The U.S. government, which voted in favor of the convention, said it “welcomed” the treaty but noted its strong posture against digital persecution.

“The United States will continue to strongly condemn and work to combat the persistent human rights abuses that we see around the globe by governments who misuse and abuse cybercrime laws and other cyber-related statutes and tools to target human rights defenders, journalists, dissidents, and others,” State Department spokesperson Matthew Miller said in a press release.

Authoritarian regimes have already begun to try to dismantle portions of the convention that do not suit their domestic governance. Rodríguez said since the convention was approved last week, multiple nations, including Iran and Venezuela, have made claims to alter the applications to articles of the convention explicitly dealing with human rights.

“These countries' pushback on these articles lays bare their true intentions.

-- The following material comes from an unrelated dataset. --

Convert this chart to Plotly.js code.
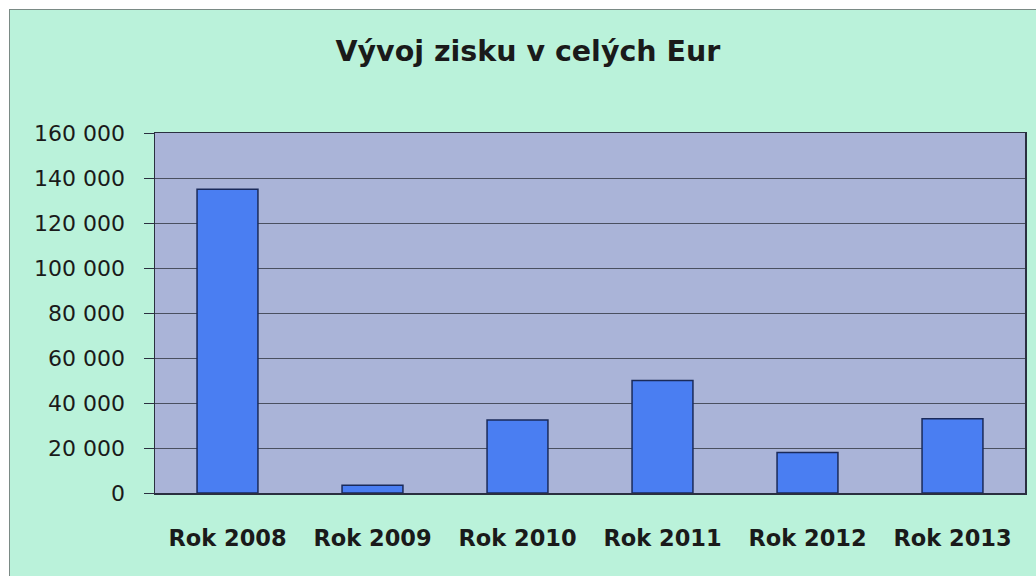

The treaty already gives them enough leeway to carry out their repressive tactics, but by specifically targeting safeguards like Articles 6.2 and 24, they’re making it clear their intention…to exploit this treaty for their repressive tactics,” she said.  

In response to the criticism, the UN reiterated a stance from its May 2023 policy brief on Global Digital Compact to Nextgov/FCW, stating via email that the UN “is ‘committed to applying human rights online and to putting in place specific measures to protect people and communities […]’ and this remains the case with the approval of the draft cybercrime convention.”